Spectrals - Sob Story

The Chet White effect hangs over the whole of ‘Sob Story’.

Label: Wichita

Rating: 7

Spectrals have always had an ear for a melody. On debut ‘Bad Penny’, though, it was hidden behind the lo-fi recording approach like a fog-obscured view of the Yorkshire Dales. So what do they do for the follow-up? Bring in buddy Chet ‘JR’ White on production duties, of course.

Just like the wonders the former Girls man worked on his own band’s transition from the ramshackle ‘Album’ to the epic ‘Father, Son, Holy Ghost’, here Louis Jones’ soulful croons and song craft are in the spotlight. Chet may have lurked in the shadows behind the fascinating Christopher Owens, but his contributions were evidently underestimated.

The remarkable difference he can make, providing the foundation from which a songwriter can stretch their wings from is plain to see. Take lead single, ‘Milky Way’, it may prance along with some hearty scoops of garage rock and soul, but it’s the slick mix of defiant vocals and warped noise that make all the difference.

That’s not to say it’s only Chet’s influence that’s developed Spectrals’ sound. Louis Jones is more self-assured, his voice full of confidence, his song writing laid bare. It’s glossier, like the Tiki-taka play of Jones’ beloved Barcelona compared to his scrappier debut. Jones switches effortlessly between the twin roles of crooner gently delivering ballads and rocker belting out up-tempo tunes (just without the quiff or leather jacket). Roller disco-friendly ‘A Heartbeat Behind’ is the brightest and breeziest song, one easy to imagine blasting from a jukebox, provoking mass foot-tapping and shoulder-jigging.
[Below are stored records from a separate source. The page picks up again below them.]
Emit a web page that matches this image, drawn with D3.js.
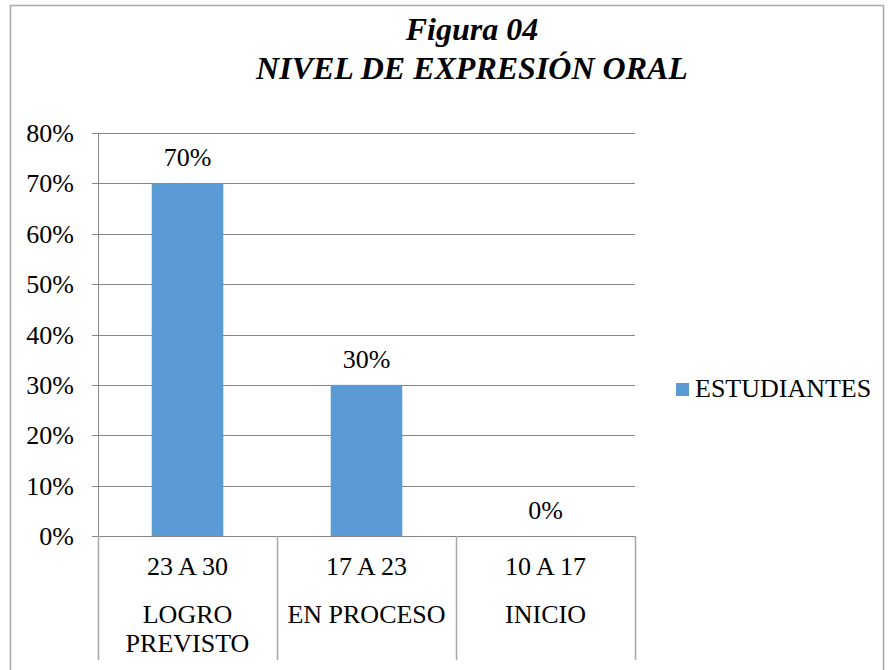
<!DOCTYPE html>
<html><head><meta charset="utf-8"><script src="https://cdn.jsdelivr.net/npm/d3@7"></script></head><body style="margin:0">
<svg id="c" width="889" height="670"></svg>
<script>
const ranges = ["23 A 30", "17 A 23", "10 A 17"];
const levels = [["LOGRO", "PREVISTO"], ["EN PROCESO"], ["INICIO"]];
const values = [0.70, 0.30, 0.00];
const yTicks = [0, 0.1, 0.2, 0.3, 0.4, 0.5, 0.6, 0.7, 0.8];
const seriesName = "ESTUDIANTES";
const titleLines = ["Figura 04", "NIVEL DE EXPRESIÓN ORAL"];

const svg = d3.select("#c").style("display", "block");
const FF = '"Liberation Serif"';
const color = "#5B9BD5";
const gridColor = "#868686";

svg.append("path").attr("d", "M10.5,670 V5.5 H883.5 V670")
  .attr("fill", "none").attr("stroke", "#A6A6A6").attr("stroke-width", 1.5);

const pL = 98, pR = 635, pT = 133, pB = 536;
const x = d3.scaleBand().domain(ranges).range([pL, pR]).paddingInner(0).paddingOuter(0);
const y = d3.scaleLinear().domain([0, 0.8]).range([pB, pT]);

svg.append("g").selectAll("line").data(yTicks).join("line")
  .attr("x1", pL - 6).attr("x2", pR)
  .attr("y1", d => Math.round(y(d)) + 0.5).attr("y2", d => Math.round(y(d)) + 0.5)
  .attr("stroke", gridColor).attr("stroke-width", 1);

svg.append("line").attr("x1", pL + 0.5).attr("x2", pL + 0.5)
  .attr("y1", pT).attr("y2", pB + 6).attr("stroke", gridColor);

const seps = ranges.map(r => x(r)).concat([pR]);
svg.append("g").selectAll("line").data(seps).join("line")
  .attr("x1", d => Math.round(d) + 0.5).attr("x2", d => Math.round(d) + 0.5)
  .attr("y1", pB).attr("y2", 660)
  .attr("stroke", "#A6A6A6").attr("stroke-width", 1.5);

const bw = x.bandwidth() * 0.4;
svg.append("g").selectAll("rect").data(values).join("rect")
  .attr("x", (d, i) => x(ranges[i]) + x.bandwidth() / 2 - bw / 2)
  .attr("width", bw)
  .attr("y", d => y(d)).attr("height", d => y(0) - y(d))
  .attr("fill", color);

function txt(px, py, s, anchor, size) {
  return svg.append("text").attr("x", px).attr("y", py).attr("text-anchor", anchor)
    .attr("font-size", size).style("font-family", FF).text(s);
}

yTicks.forEach(d => txt(74, y(d) + 9, d3.format(".0%")(d), "end", 26));
values.forEach((d, i) => txt(x(ranges[i]) + x.bandwidth() / 2, y(d) - 17, d3.format(".0%")(d), "middle", 26));

ranges.forEach((r, i) => {
  const cx = x(r) + x.bandwidth() / 2;
  txt(cx, 575, r, "middle", 26);
  levels[i].forEach((l, j) => txt(cx, 623 + j * 29, l, "middle", 26));
});

titleLines.forEach((t, i) => {
  txt(472, 40 + i * 39, t, "middle", 32).attr("font-weight", "bold").attr("font-style", "italic");
});

svg.append("rect").attr("x", 676).attr("y", 383).attr("width", 13).attr("height", 13).attr("fill", color);
txt(695, 397, seriesName, "start", 26);
</script>
</body></html>
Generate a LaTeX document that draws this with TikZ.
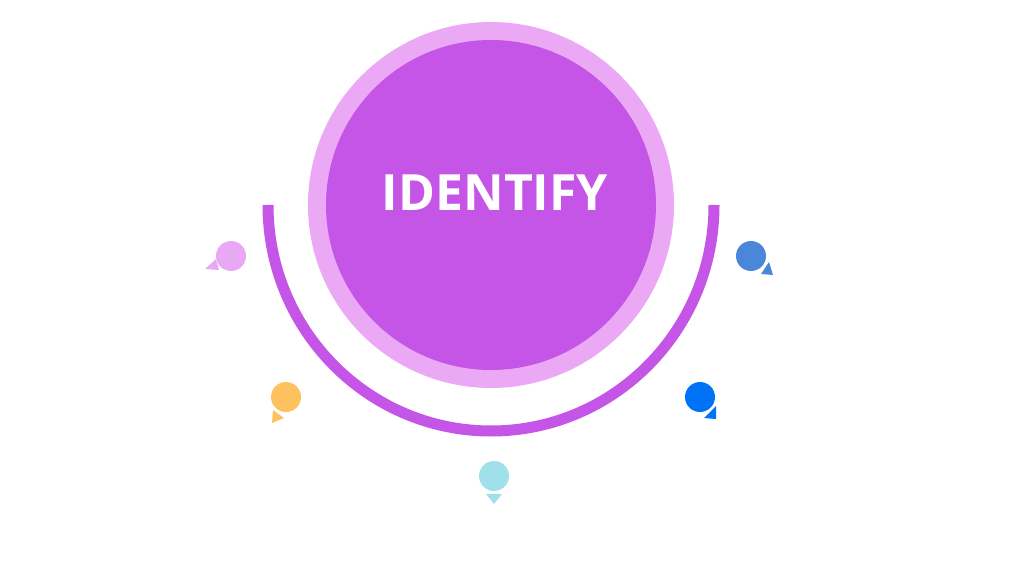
\documentclass[tikz,border=0pt]{standalone}
\usepackage{fontspec}
\setmainfont{Open Sans}
\definecolor{lightp}{HTML}{EBA9F5}
\definecolor{darkp}{HTML}{C455E6}
\definecolor{mpink}{HTML}{E8A8F4}
\definecolor{morange}{HTML}{FDC25E}
\definecolor{mcyan}{HTML}{A0E0EB}
\definecolor{mblue}{HTML}{0072F5}
\definecolor{msteel}{HTML}{4A86DA}
\begin{document}
\begin{tikzpicture}[x=1pt,y=-1pt,
  dot/.style={circle,minimum size=30pt,inner sep=0pt}]
\useasboundingbox (0,0) rectangle (1024,585);
\node[circle,fill=lightp,minimum size=366pt,inner sep=0pt] (outer) at (491,205) {};
\node[circle,fill=darkp,minimum size=330pt,inner sep=0pt] (inner) at (491,205) {};
\node[font=\bfseries\fontsize{50}{50}\selectfont,text=white] (label) at (495,193) {IDENTIFY};
\draw[darkp,line width=11pt] (268,205) arc[start angle=180,end angle=360,x radius=223,y radius=-226];
% markers
\node[dot,fill=mpink] (m1) at (231,256) {};
\fill[mpink] (216,259) -- (205,269) -- (219,270) -- cycle;
\node[dot,fill=morange] (m2) at (286,397) {};
\fill[morange] (273,410) -- (272,423) -- (284,418) -- cycle;
\node[dot,fill=mcyan] (m3) at (494,476) {};
\fill[mcyan] (486,494) -- (502,494) -- (494,504) -- cycle;
\node[dot,fill=mblue] (m4) at (700,397) {};
\fill[mblue] (716,406) -- (716,419) -- (704,418) -- cycle;
\node[dot,fill=msteel] (m5) at (751,256) {};
\fill[msteel] (769,262) -- (773,275) -- (761,274) -- cycle;
\end{tikzpicture}
\end{document}
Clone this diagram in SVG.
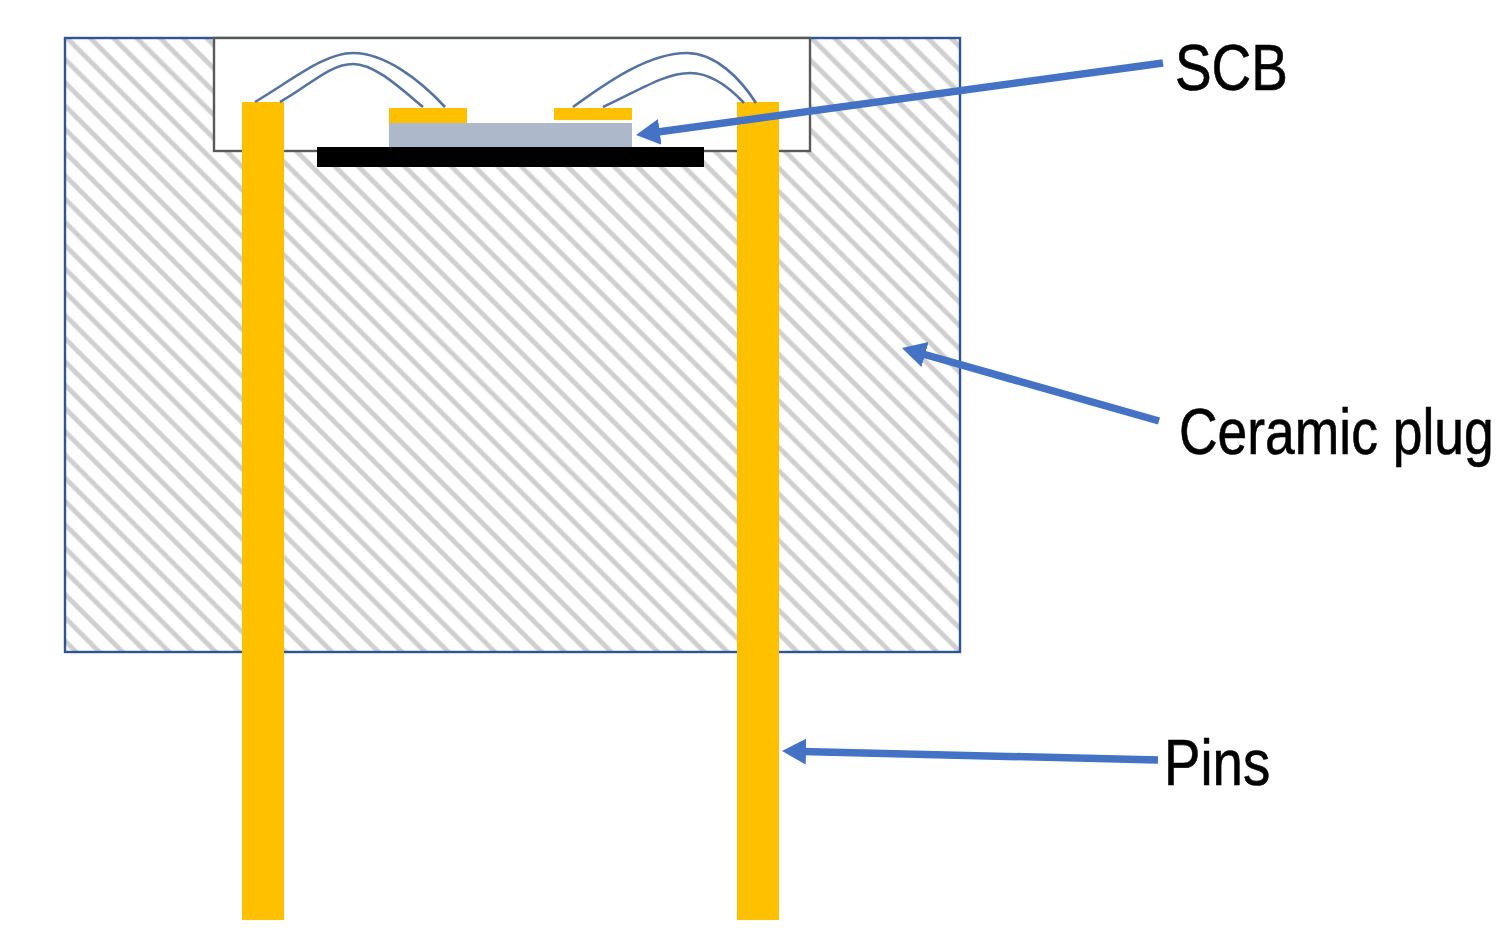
<svg xmlns="http://www.w3.org/2000/svg" width="1496" height="940" viewBox="0 0 1496 940">
<style>
.pin{fill:#ffc000}
.wire{fill:none;stroke:#55739f;stroke-width:2.6}
.arrow{fill:none;stroke:#4472c4;stroke-width:7.5;marker-end:url(#head)}
.label{font-family:"Liberation Sans",Arial,sans-serif;font-size:65px;fill:#000;stroke:#000;stroke-width:.6}
</style>
<defs>
<pattern id="hatch" patternUnits="userSpaceOnUse" width="16.45" height="16.45" patternTransform="translate(68 39) rotate(45)">
<rect width="16.45" height="16.45" fill="#fff"/>
<rect y="0" width="16.45" height="2.4" fill="#cfcfcf"/>
<rect y="14.05" width="16.45" height="2.4" fill="#cfcfcf"/>
</pattern>
<marker id="head" markerUnits="userSpaceOnUse" markerWidth="26" markerHeight="28" refX="4" refY="14" orient="auto">
<path d="M0 1L24 14L0 27Z" fill="#4472c4"/>
</marker>
</defs>
<rect width="1496" height="940" fill="#fff"/>
<g id="ceramic-plug"><rect x="65" y="38" width="895" height="614" fill="url(#hatch)" stroke="#2f5597" stroke-width="2.4"/></g>
<g id="cavity"><rect x="214" y="38" width="596" height="113" fill="#fff" stroke="#595959" stroke-width="2.4"/></g>
<g id="substrate"><rect x="317" y="147" width="387" height="20" fill="#000"/></g>
<g id="scb-chip"><rect x="389" y="123" width="243" height="24" fill="#adb9ca"/></g>
<g id="pad-left"><rect x="389" y="108" width="78" height="15" class="pin"/></g>
<g id="pad-right"><rect x="554" y="108" width="78" height="12" class="pin"/></g>
<g id="pin-left"><rect x="242" y="102" width="42" height="818" class="pin"/></g>
<g id="pin-right"><rect x="737" y="102" width="42" height="818" class="pin"/></g>
<g id="connectors">
<path class="wire" d="M255 102C295 78 325 53 353 53C385 53 420 80 445 107"/>
<path class="wire" d="M280 102C310 85 330 64 353 64C375 64 400 88 423 107"/>
<path class="wire" d="M573 107C610 80 650 53 687 53C715 53 740 78 756 103"/>
<path class="wire" d="M603 107C640 90 665 73 690 73C712 73 730 88 744 103"/>
<path class="arrow" d="M1163 63L655.8 132.3"/>
<path class="arrow" d="M1159 421L921.2 353.5"/>
<path class="arrow" d="M1158 760L802 751.5"/>
</g>
<g id="label-scb"><text class="label" transform="translate(1175 90) scale(.845 1)">SCB</text></g>
<g id="label-ceramic"><text class="label" transform="translate(1179 454) scale(.822 1)">Ceramic plug</text></g>
<g id="label-pins"><text class="label" transform="translate(1164 785) scale(.84 1)">Pins</text></g>
</svg>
At the opposite end of the spectrum is the title track, which echoes ‘Broken Dreams Club’ a little too much: if Christopher Owens had a vocal effect that’d chance his accent, Girls could’ve released it.

The Chet White effect hangs over the whole of ‘Sob Story’, to the extent it’s as much a follow-up to ‘Father, Son, Holy Ghost’ as ‘Bad Penny’. But don’t underestimate Louis: his new-found confidence oozes from the songs here; it may just be his first steps in the quest to emulate his old rock ‘n’ roll heroes.